There's an important point that a couple of commentators have touched on briefly - blackness as exoticization. On one level, the reality of the issue of authenticity is, as your piece suggests, that the APPEARANCE of authenticity is crucial to marketing 'blackness' to predominantly white audiences. That's the obverse of the whole 'white rapper' conundrum - it's not a question of whether one actually has a connection to some mythical roots, but of whether one can produce a convincing narrative that places you in relation to the 'hip hop experience' for marketing purposes.
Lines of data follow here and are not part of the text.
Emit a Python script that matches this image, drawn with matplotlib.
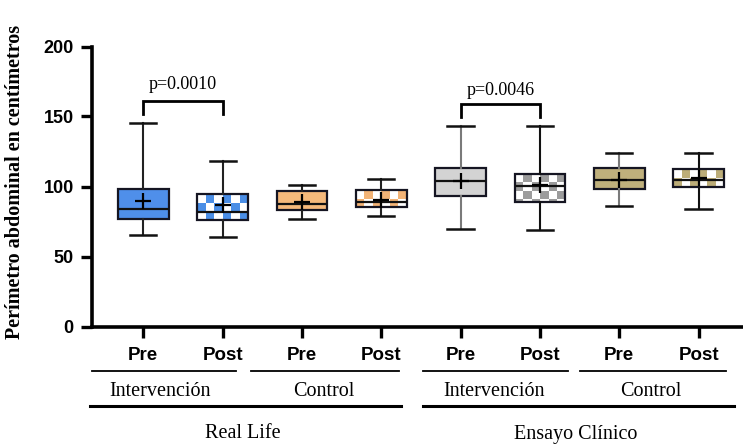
import numpy as np
import matplotlib
matplotlib.use("Agg")
import matplotlib.pyplot as plt
from matplotlib.patches import Rectangle
from matplotlib.transforms import blended_transform_factory

# values (cm)
labels = ["Pre", "Post", "Pre", "Post", "Pre", "Post", "Pre", "Post"]
whis_lo = [65.2, 64.0, 76.8, 78.7, 70.0, 68.8, 85.8, 83.7]
q1 = [77.1, 75.9, 83.5, 85.3, 92.9, 88.9, 97.9, 99.5]
median = [84.2, 81.8, 87.2, 88.9, 103.8, 100.7, 104.3, 105.0]
q3 = [97.9, 94.3, 96.7, 97.2, 113.0, 109.0, 113.0, 112.3]
whis_hi = [145.6, 118.4, 101.4, 105.4, 143.3, 143.3, 123.6, 123.6]
means = [90.0, 86.5, 88.9, 90.5, 104.0, 101.0, 105.0, 106.0]

groups = ["Intervención", "Control", "Intervención", "Control"]
studies = ["Real Life", "Ensayo Clínico"]
p_values = ["p=0.0010", "p=0.0046"]

# style
fill = ["#4f8fea", "#4a8ee6", "#f5b97b", "#f2b376",
        "#d3d3d3", "#9c9c9c", "#bfb07c", "#bcad78"]
checker = [False, True, False, True, False, True, False, True]
whisker_col = ["#222222", "#222222", "#222222", "#222222",
               "#7a7a7a", "#111111", "#7a7a7a", "#111111"]

W, H = 743, 444
fig = plt.figure(figsize=(W / 100, H / 100), dpi=100)
ax_left, ax_bot, ax_right, ax_top = 91.7, 326.5, 743, 46.5
ax = fig.add_axes([ax_left / W, 1 - ax_bot / H, (ax_right - ax_left) / W,
                   (ax_bot - ax_top) / H])

pos = np.arange(1, len(labels) + 1)
stats = []
for i in range(len(labels)):
    stats.append(dict(whislo=whis_lo[i], q1=q1[i], med=median[i], q3=q3[i],
                      whishi=whis_hi[i], mean=means[i], fliers=[]))

bw = 0.64
bp = ax.bxp(stats, positions=pos, widths=bw, patch_artist=True,
            showmeans=True, showfliers=False,
            boxprops=dict(linewidth=1.6, edgecolor="#151522"),
            medianprops=dict(color="#111111", linewidth=1.6),
            capwidths=0.33,
            meanprops=dict(marker="+", markersize=11, markeredgecolor="black",
                           markeredgewidth=1.6))

# cell size of the check pattern, about 8.5 px
dx = 8.5 / 79.3
dy = 8.5 / 1.40
for i, patch in enumerate(bp["boxes"]):
    for k in (2 * i, 2 * i + 1):
        bp["whiskers"][k].set_color(whisker_col[i])
        bp["whiskers"][k].set_linewidth(1.5)
        bp["caps"][k].set_color("#111111")
        bp["caps"][k].set_linewidth(1.8)
    if not checker[i]:
        patch.set_facecolor(fill[i])
        continue
    patch.set_facecolor("none")
    x0 = pos[i] - bw / 2
    ncol = int(np.ceil(bw / dx))
    nrow = int(np.ceil((q3[i] - q1[i]) / dy))
    for r in range(nrow):
        for c in range(ncol):
            if (r + c) % 2 == 0:
                continue
            cell = Rectangle((x0 + c * dx, q3[i] - (r + 1) * dy), dx, dy,
                             facecolor=fill[i], edgecolor="none",
                             antialiased=False, zorder=1.5)
            ax.add_patch(cell)
            cell.set_clip_path(patch)

ax.set_xlim(0.35, 8.56)
ax.set_ylim(0, 200)

# significance brackets
for (a, b), txt, top, leg, ty in zip([(1, 2), (5, 6)], p_values,
                                     [161, 158.6], [151.6, 149.6],
                                     [166.5, 162.5]):
    ax.plot([a, a, b, b], [leg, top, top, leg], color="black", lw=2.0,
            solid_joinstyle="miter", clip_on=False)
    ax.text((a + b) / 2, ty, txt, ha="center", va="bottom",
            family="Liberation Serif", fontsize=13)

for s in ["top", "right"]:
    ax.spines[s].set_visible(False)
for s in ["left", "bottom"]:
    ax.spines[s].set_linewidth(2.6)

ax.set_yticks([0, 50, 100, 150, 200])
ax.set_xticks(pos)
ax.set_xticklabels(labels)
ax.tick_params(axis="both", length=8, width=2.4)
ax.tick_params(axis="y", pad=5)
ax.tick_params(axis="x", pad=7)
for t in ax.get_yticklabels():
    t.set_family("Liberation Sans")
    t.set_fontweight("bold")
    t.set_fontsize(13)
for t in ax.get_xticklabels():
    t.set_family("Liberation Sans")
    t.set_fontweight("bold")
    t.set_fontsize(13.5)

# group annotations under the axis
tr = blended_transform_factory(ax.transData, ax.transAxes)
def yfrac(py):
    return (ax_bot - py) / (ax_bot - ax_top)

group_spans = [(0.35, 2.17), (2.36, 4.22), (4.53, 6.36), (6.51, 8.34)]
group_centers = [1.21, 3.28, 5.42, 7.40]
study_spans = [(0.33, 4.25), (4.53, 8.45)]
study_centers = [2.25, 6.45]

for (a, b), c, name in zip(group_spans, group_centers, groups):
    ax.plot([a, b], [yfrac(371)] * 2, color="black", lw=1.3,
            transform=tr, clip_on=False)
    ax.text(c, yfrac(396.5), name, transform=tr, ha="center", va="baseline",
            family="Liberation Serif", fontsize=14.5)

for (a, b), c, name in zip(study_spans, study_centers, studies):
    ax.plot([a, b], [yfrac(406)] * 2, color="black", lw=2.2,
            transform=tr, clip_on=False)
    ax.text(c, yfrac(438.5), name, transform=tr, ha="center", va="baseline",
            family="Liberation Serif", fontsize=14.5)

fig.text(15 / W, 1 - 182 / H, "Perímetro abdominal en centímetros",
         rotation=90, ha="center", va="center", family="Liberation Serif",
         fontweight="bold", fontsize=14.5)

fig.savefig("out.png", dpi=100)
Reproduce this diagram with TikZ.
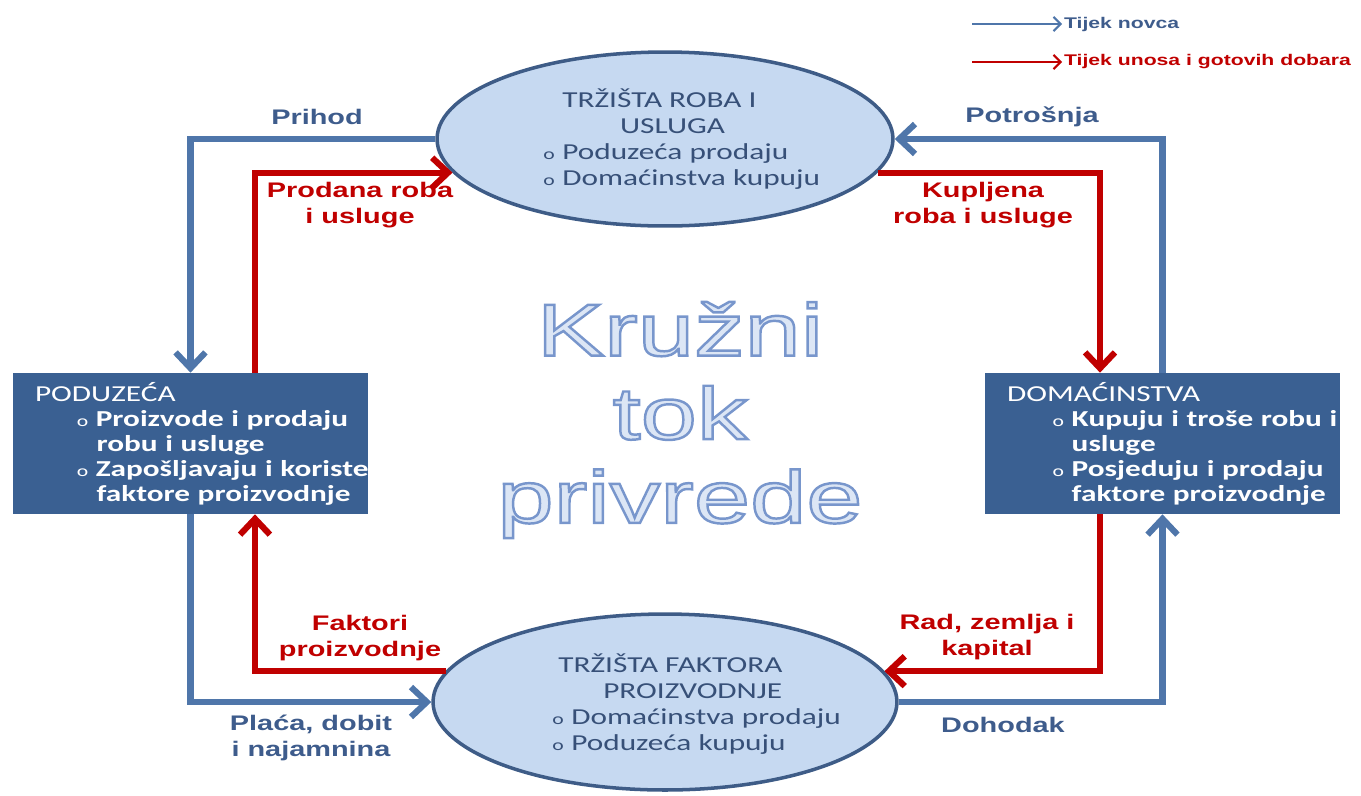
\documentclass[tikz,border=0pt]{standalone}
\usepackage{fontspec}
\setmainfont{Liberation Sans}[FakeStretch=1.37]
\newfontfamily\cali{Carlito}[FakeStretch=1.37]
\usetikzlibrary{positioning, arrows.meta, shapes.geometric}

\definecolor{boxblue}{RGB}{58,96,146}
\definecolor{ovalfill}{RGB}{198,217,241}
\definecolor{ovalline}{RGB}{62,92,135}
\definecolor{moneyblue}{RGB}{79,118,170}
\definecolor{moneytext}{RGB}{62,92,140}
\definecolor{goodsred}{RGB}{192,0,0}
\definecolor{ovaltext}{RGB}{55,80,120}
\definecolor{titlefill}{RGB}{220,230,245}

\newcommand{\bul}{\makebox[10.8pt][l]{\fontsize{9}{9}\selectfont\mdseries o}}
% outlined letters: fill with text colour, stroke in mid blue
\newcommand{\outl}[1]{\special{pdf:code q 2 Tr 1.4 w 0.47 0.59 0.80 RG}#1\special{pdf:code Q}}

\tikzstyle{market}=[ellipse, draw=ovalline, fill=ovalfill, line width=2pt,
                    minimum width=9.12cm, minimum height=3.48cm, inner sep=0pt]
\tikzstyle{firm}=[rectangle, fill=boxblue, minimum width=7.1cm, minimum height=2.82cm,
                  text width=6.22cm, inner xsep=0.44cm, align=left, text=white,
                  % box text
                  font=\cali\fontsize{13}{14.2}\selectfont]
\tikzstyle{ovaltxt}=[align=left, inner sep=0pt, text=ovaltext,
                     font=\cali\fontsize{13}{14.7}\selectfont]
\tikzstyle{money}=[draw=moneyblue, line width=3.5pt, -{Straight Barb[length=9pt,width=17pt]}]
\tikzstyle{supply}=[draw=goodsred, line width=3.5pt, -{Straight Barb[length=9pt,width=17pt]}]
\tikzstyle{flowlbl}=[align=center, inner sep=1pt, font=\bfseries\fontsize{12}{14.7}\selectfont]
\tikzstyle{legtxt}=[inner sep=1pt, anchor=west, font=\bfseries\fontsize{8.8}{10}\selectfont]

\begin{document}
\begin{tikzpicture}[x=0.02cm, y=-0.02cm]
  \useasboundingbox (0,0) rectangle (1361,795);

  % Markets
  \node[market] (gmarket) at (665,139) {};
  \node[market, minimum width=9.28cm, minimum height=3.52cm] (fmarket) at (665,702) {};
  \node[ovaltxt, anchor=west] (gtext) at (543,139)
    {\hspace*{10.8pt}TRŽIŠTA ROBA I\\ \hspace*{43.7pt}USLUGA\\
     \bul Poduzeća prodaju\\ \bul Domaćinstva kupuju};
  \node[ovaltxt, anchor=west] (ftext) at (552,704)
    {\hspace*{3.4pt}TRŽIŠTA FAKTORA\\ \hspace*{29pt}PROIZVODNJE\\
     \bul Domaćinstva prodaju\\ \bul Poduzeća kupuju};

  % Firms and households
  \node[firm] (firms) at (190.5,443.5)
    {\mbox{PODUZEĆA}\\
     \mbox{\hspace*{23.8pt}\bul\textbf{Proizvode i prodaju}}\\
     \mbox{\hspace*{35pt}\textbf{robu i usluge}}\\
     \mbox{\hspace*{23.8pt}\bul\textbf{Zapošljavaju i koriste}}\\
     \mbox{\hspace*{35pt}\textbf{faktore proizvodnje}}};
  \node[firm] (homes) at (1162.5,443.5)
    {\mbox{DOMAĆINSTVA}\\
     \mbox{\hspace*{26pt}\bul\textbf{Kupuju i troše robu i}}\\
     \mbox{\hspace*{36.8pt}\textbf{usluge}}\\
     \mbox{\hspace*{26pt}\bul\textbf{Posjeduju i prodaju}}\\
     \mbox{\hspace*{36.8pt}\textbf{faktore proizvodnje}}};

  % Money flows
  \draw[money] (gmarket.west) -| (firms.north);
  \draw[money] (homes.north) |- (gmarket.east);
  \draw[money] (firms.south) |- (fmarket.west);
  \draw[money] (fmarket.east) -| (homes.south);

  % Goods and factor flows
  \draw[supply] ([xshift=1.29cm]firms.north) |- (gmarket.189);
  \draw[supply] (gmarket.-9) -| ([xshift=-1.25cm]homes.north);
  \draw[supply] ([xshift=-1.25cm]homes.south) |- (fmarket.8);
  \draw[supply] (fmarket.172) -| ([xshift=1.29cm]firms.south);

  % Flow labels
  \node[flowlbl, text=moneytext] (prihod) at (317,117) {Prihod};
  \node[flowlbl, text=moneytext] (potrosnja) at (1032,117) {Potrošnja};
  \node[flowlbl, text=goodsred] (prodana) at (360,205) {Prodana roba\\i usluge};
  \node[flowlbl, text=goodsred] (kupljena) at (983,205) {Kupljena\\roba i usluge};
  \node[flowlbl, text=goodsred] (faktori) at (360,638) {Faktori\\proizvodnje};
  \node[flowlbl, text=goodsred] (rad) at (987,637) {Rad, zemlja i\\kapital};
  \node[flowlbl, text=moneytext] (placa) at (311,738) {Plaća, dobit\\i najamnina};
  \node[flowlbl, text=moneytext] (dohodak) at (1003,725) {Dohodak};

  % Title
  \node[align=center, text=titlefill, font=\fontsize{42}{47.6}\selectfont] (title) at (680,420)
    {\outl{Kružni}\\ \outl{tok}\\ \outl{privrede}};

  % Legend
  \coordinate (mstart) at (972,24);
  \coordinate (gstart) at (972,62);
  \node[legtxt, text=moneytext] (mkey) at (1062,24) {Tijek novca};
  \node[legtxt, text=goodsred] (gkey) at (1062,62) {Tijek unosa i gotovih dobara};
  \draw[draw=moneyblue, line width=1.2pt, -{Straight Barb[length=4pt,width=8pt]}] (mstart) -- (mkey.west);
  \draw[draw=goodsred, line width=1.2pt, -{Straight Barb[length=4pt,width=8pt]}] (gstart) -- (gkey.west);
\end{tikzpicture}
\end{document}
On the other hand, there's a real danger in going totally PoMo on this topic - we can't totally dissociate hip hop from its roots in marginalized communities and its special role in connecting and communicating within the black community. I'm 33 years old and white, and I feel like I'm JUST really coming to grips with how different the black experience is from my own. We can't throw the baby out with the bathwater - at the surface level, yes, gangsta posturing is an unfortunate case of marketing the Other. But there's also some deep communication going on by, for, and between people who are on the 'wrong' side of a legacy of racism so mind-bendingly horrific Clive Barker couldn't have cooked it up.
narrative
Thanks for this post.
I think there's an interesting tension in Wild Style, where the film seems to be aware that, in documenting a nascent scene, it's becoming an easily-exploitable document of a scene. This is mirrored in the narrative with the rise of Zoro, who moves from downtown "realness" to the threat of possible co-optation by uptown monied interests. Could this be why these early hip-hop films--WS, Beat Street, and Krush Groove--all have very ordinary Horatio Alger narratives, as a way of making the raw (and, for most mainstream audiences, unfamiliar) culture more palatable?